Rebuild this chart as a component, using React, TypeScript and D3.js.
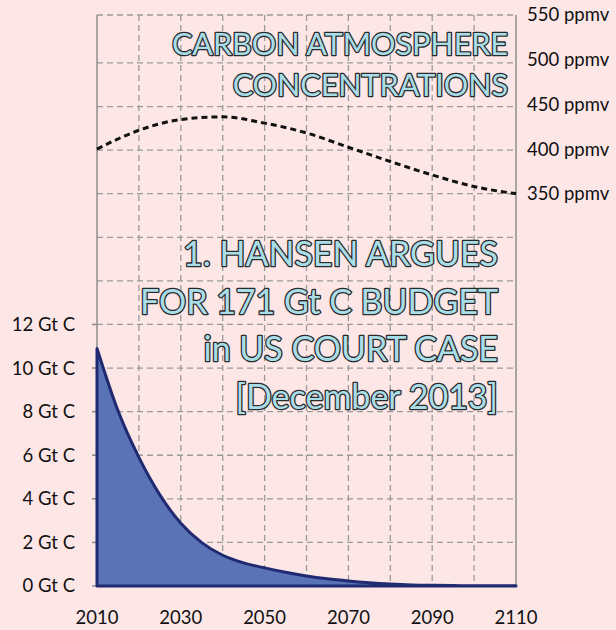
import React, { useEffect, useRef } from 'react';
import * as d3 from 'd3';

// emissions pathway (Gt C per year)
const years = [2010, 2015, 2020, 2025, 2030, 2035, 2040, 2045, 2050, 2055, 2060, 2065, 2070, 2075, 2080, 2085, 2090, 2095, 2100, 2105, 2110];
const emissions = [10.9, 8.05, 5.9, 4.18, 2.88, 1.99, 1.41, 1.06, 0.83, 0.63, 0.46, 0.33, 0.23, 0.15, 0.09, 0.05, 0.03, 0.02, 0.01, 0.01, 0.01];

// atmospheric concentration (ppmv)
const co2Years = [2010, 2020, 2030, 2040, 2050, 2060, 2070, 2080, 2090, 2100, 2110];
const co2 = [400, 421, 433, 436, 429, 418, 402, 386, 371, 358, 350];

const yearTicks = [2010, 2030, 2050, 2070, 2090, 2110];
const gtTicks = [0, 2, 4, 6, 8, 10, 12];
const ppmTicks = [350, 400, 450, 500, 550];

const titleLines = ['CARBON ATMOSPHERE', 'CONCENTRATIONS'];
const noteLines = ['1. HANSEN ARGUES', 'FOR 171 Gt C BUDGET', 'in US COURT CASE', '[December 2013]'];

const FONT = 'Lato, "Open Sans", sans-serif';

const App = () => {
    const svgRef = useRef(null);

    useEffect(() => {
        const svg = d3.select(svgRef.current);
        svg.selectAll('*').remove();

        const width = 616;
        const height = 630;
        const left = 97, right = 516, top = 15, bottom = 586;

        svg.append('rect').attr('width', width).attr('height', height).attr('fill', '#fde6e6');

        const x = d3.scaleLinear().domain([2010, 2110]).range([left, right]);
        const y = d3.scaleLinear().domain([0, 26.2]).range([bottom, top]);
        const yr = d3.scaleLinear().domain([350, 550]).range([y(18), top]);

        // grid
        const grid = svg.append('g').attr('stroke', '#9a9a9a').attr('stroke-width', 1.3).attr('stroke-dasharray', '6,4');
        d3.range(2020, 2110, 10).forEach(v => {
            grid.append('line').attr('x1', x(v)).attr('x2', x(v)).attr('y1', top).attr('y2', bottom);
        });
        d3.range(2, 26, 2).forEach(v => {
            grid.append('line').attr('x1', left).attr('x2', right).attr('y1', y(v)).attr('y2', y(v));
        });
        grid.append('line').attr('x1', left).attr('x2', right).attr('y1', top).attr('y2', top);

        // axis lines
        const axes = svg.append('g').attr('stroke', '#8c8c8c').attr('stroke-width', 1.5);
        axes.append('line').attr('x1', left).attr('x2', left).attr('y1', top).attr('y2', bottom);
        axes.append('line').attr('x1', right).attr('x2', right).attr('y1', top).attr('y2', bottom);
        axes.append('line').attr('x1', left).attr('x2', right).attr('y1', bottom).attr('y2', bottom);
        gtTicks.forEach(t => {
            axes.append('line').attr('x1', left - 5).attr('x2', left).attr('y1', y(t)).attr('y2', y(t));
        });

        // emissions area
        const pts: [number, number][] = years.map((yv, i) => [yv, emissions[i]]);
        const area = d3.area<[number, number]>()
            .x(d => x(d[0]))
            .y0(y(0))
            .y1(d => y(d[1]))
            .curve(d3.curveMonotoneX);
        svg.append('path')
            .datum(pts)
            .attr('d', area)
            .attr('fill', '#5a72b6')
            .attr('stroke', '#1f2a70')
            .attr('stroke-width', 3)
            .attr('stroke-linejoin', 'round');

        // concentration line
        const line = d3.line<[number, number]>()
            .x(d => x(d[0]))
            .y(d => yr(d[1]))
            .curve(d3.curveMonotoneX);
        svg.append('path')
            .datum(co2Years.map((yv, i) => [yv, co2[i]] as [number, number]))
            .attr('d', line)
            .attr('fill', 'none')
            .attr('stroke', '#111')
            .attr('stroke-width', 3)
            .attr('stroke-dasharray', '6,4');

        // tick labels
        const lab = svg.append('g').attr('font-family', FONT).attr('font-size', 18.5).attr('fill', '#111');
        gtTicks.forEach(t => {
            lab.append('text').attr('x', 75).attr('y', y(t)).attr('dy', '0.35em')
                .attr('text-anchor', 'end').text(`${t} Gt C`);
        });
        ppmTicks.forEach(t => {
            lab.append('text').attr('x', 527).attr('y', yr(t)).attr('dy', '0.35em')
                .attr('text-anchor', 'start').text(`${t} ppmv`);
        });
        yearTicks.forEach(t => {
            lab.append('text').attr('x', x(t)).attr('y', 624)
                .attr('text-anchor', 'middle').text(`${t}`);
        });

        // outlined headline text
        const outlined = (g, lines: string[], xEnd: number, y0: number, step: number, size: number) => {
            lines.forEach((s, i) => {
                g.append('text')
                    .attr('x', xEnd).attr('y', y0 + i * step)
                    .attr('text-anchor', 'end')
                    .attr('font-family', FONT)
                    .attr('font-size', size)
                    .attr('fill', '#a9dde8')
                    .attr('stroke', '#2a2a2a')
                    .attr('stroke-width', 2.6)
                    .attr('paint-order', 'stroke')
                    .attr('stroke-linejoin', 'round')
                    .text(s);
            });
        };
        const heads = svg.append('g');
        outlined(heads, titleLines, 508, 55, 41, 30.5);
        outlined(heads, noteLines, 498, 266, 47.7, 34);
    }, []);

    return (
        <svg ref={svgRef} width={616} height={630} style={{ position: 'absolute', left: 0, top: 0 }} />
    );
};

export default App;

WHAT IS ASKED
Please write out all the data again word for word, but not the pictures.

RESPONSE
Rebuild this chart as a component, using React, TypeScript and D3.js.
import React, { useEffect, useRef } from 'react';
import * as d3 from 'd3';

// emissions pathway (Gt C per year)
const years = [2010, 2015, 2020, 2025, 2030, 2035, 2040, 2045, 2050, 2055, 2060, 2065, 2070, 2075, 2080, 2085, 2090, 2095, 2100, 2105, 2110];
const emissions = [10.9, 8.05, 5.9, 4.18, 2.88, 1.99, 1.41, 1.06, 0.83, 0.63, 0.46, 0.33, 0.23, 0.15, 0.09, 0.05, 0.03, 0.02, 0.01, 0.01, 0.01];

// atmospheric concentration (ppmv)
const co2Years = [2010, 2020, 2030, 2040, 2050, 2060, 2070, 2080, 2090, 2100, 2110];
const co2 = [400, 421, 433, 436, 429, 418, 402, 386, 371, 358, 350];

const yearTicks = [2010, 2030, 2050, 2070, 2090, 2110];
const gtTicks = [0, 2, 4, 6, 8, 10, 12];
const ppmTicks = [350, 400, 450, 500, 550];

const titleLines = ['CARBON ATMOSPHERE', 'CONCENTRATIONS'];
const noteLines = ['1. HANSEN ARGUES', 'FOR 171 Gt C BUDGET', 'in US COURT CASE', '[December 2013]'];

const FONT = 'Lato, "Open Sans", sans-serif';

const App = () => {
    const svgRef = useRef(null);

    useEffect(() => {
        const svg = d3.select(svgRef.current);
        svg.selectAll('*').remove();

        const width = 616;
        const height = 630;
        const left = 97, right = 516, top = 15, bottom = 586;

        svg.append('rect').attr('width', width).attr('height', height).attr('fill', '#fde6e6');

        const x = d3.scaleLinear().domain([2010, 2110]).range([left, right]);
        const y = d3.scaleLinear().domain([0, 26.2]).range([bottom, top]);
        const yr = d3.scaleLinear().domain([350, 550]).range([y(18), top]);

        // grid
        const grid = svg.append('g').attr('stroke', '#9a9a9a').attr('stroke-width', 1.3).attr('stroke-dasharray', '6,4');
        d3.range(2020, 2110, 10).forEach(v => {
            grid.append('line').attr('x1', x(v)).attr('x2', x(v)).attr('y1', top).attr('y2', bottom);
        });
        d3.range(2, 26, 2).forEach(v => {
            grid.append('line').attr('x1', left).attr('x2', right).attr('y1', y(v)).attr('y2', y(v));
        });
        grid.append('line').attr('x1', left).attr('x2', right).attr('y1', top).attr('y2', top);

        // axis lines
        const axes = svg.append('g').attr('stroke', '#8c8c8c').attr('stroke-width', 1.5);
        axes.append('line').attr('x1', left).attr('x2', left).attr('y1', top).attr('y2', bottom);
        axes.append('line').attr('x1', right).attr('x2', right).attr('y1', top).attr('y2', bottom);
        axes.append('line').attr('x1', left).attr('x2', right).attr('y1', bottom).attr('y2', bottom);
        gtTicks.forEach(t => {
            axes.append('line').attr('x1', left - 5).attr('x2', left).attr('y1', y(t)).attr('y2', y(t));
        });

        // emissions area
        const pts: [number, number][] = years.map((yv, i) => [yv, emissions[i]]);
        const area = d3.area<[number, number]>()
            .x(d => x(d[0]))
            .y0(y(0))
            .y1(d => y(d[1]))
            .curve(d3.curveMonotoneX);
        svg.append('path')
            .datum(pts)
            .attr('d', area)
            .attr('fill', '#5a72b6')
            .attr('stroke', '#1f2a70')
            .attr('stroke-width', 3)
            .attr('stroke-linejoin', 'round');

        // concentration line
        const line = d3.line<[number, number]>()
            .x(d => x(d[0]))
            .y(d => yr(d[1]))
            .curve(d3.curveMonotoneX);
        svg.append('path')
            .datum(co2Years.map((yv, i) => [yv, co2[i]] as [number, number]))
            .attr('d', line)
            .attr('fill', 'none')
            .attr('stroke', '#111')
            .attr('stroke-width', 3)
            .attr('stroke-dasharray', '6,4');

        // tick labels
        const lab = svg.append('g').attr('font-family', FONT).attr('font-size', 18.5).attr('fill', '#111');
        gtTicks.forEach(t => {
            lab.append('text').attr('x', 75).attr('y', y(t)).attr('dy', '0.35em')
                .attr('text-anchor', 'end').text(`${t} Gt C`);
        });
        ppmTicks.forEach(t => {
            lab.append('text').attr('x', 527).attr('y', yr(t)).attr('dy', '0.35em')
                .attr('text-anchor', 'start').text(`${t} ppmv`);
        });
        yearTicks.forEach(t => {
            lab.append('text').attr('x', x(t)).attr('y', 624)
                .attr('text-anchor', 'middle').text(`${t}`);
        });

        // outlined headline text
        const outlined = (g, lines: string[], xEnd: number, y0: number, step: number, size: number) => {
            lines.forEach((s, i) => {
                g.append('text')
                    .attr('x', xEnd).attr('y', y0 + i * step)
                    .attr('text-anchor', 'end')
                    .attr('font-family', FONT)
                    .attr('font-size', size)
                    .attr('fill', '#a9dde8')
                    .attr('stroke', '#2a2a2a')
                    .attr('stroke-width', 2.6)
                    .attr('paint-order', 'stroke')
                    .attr('stroke-linejoin', 'round')
                    .text(s);
            });
        };
        const heads = svg.append('g');
        outlined(heads, titleLines, 508, 55, 41, 30.5);
        outlined(heads, noteLines, 498, 266, 47.7, 34);
    }, []);

    return (
        <svg ref={svgRef} width={616} height={630} style={{ position: 'absolute', left: 0, top: 0 }} />
    );
};

export default App;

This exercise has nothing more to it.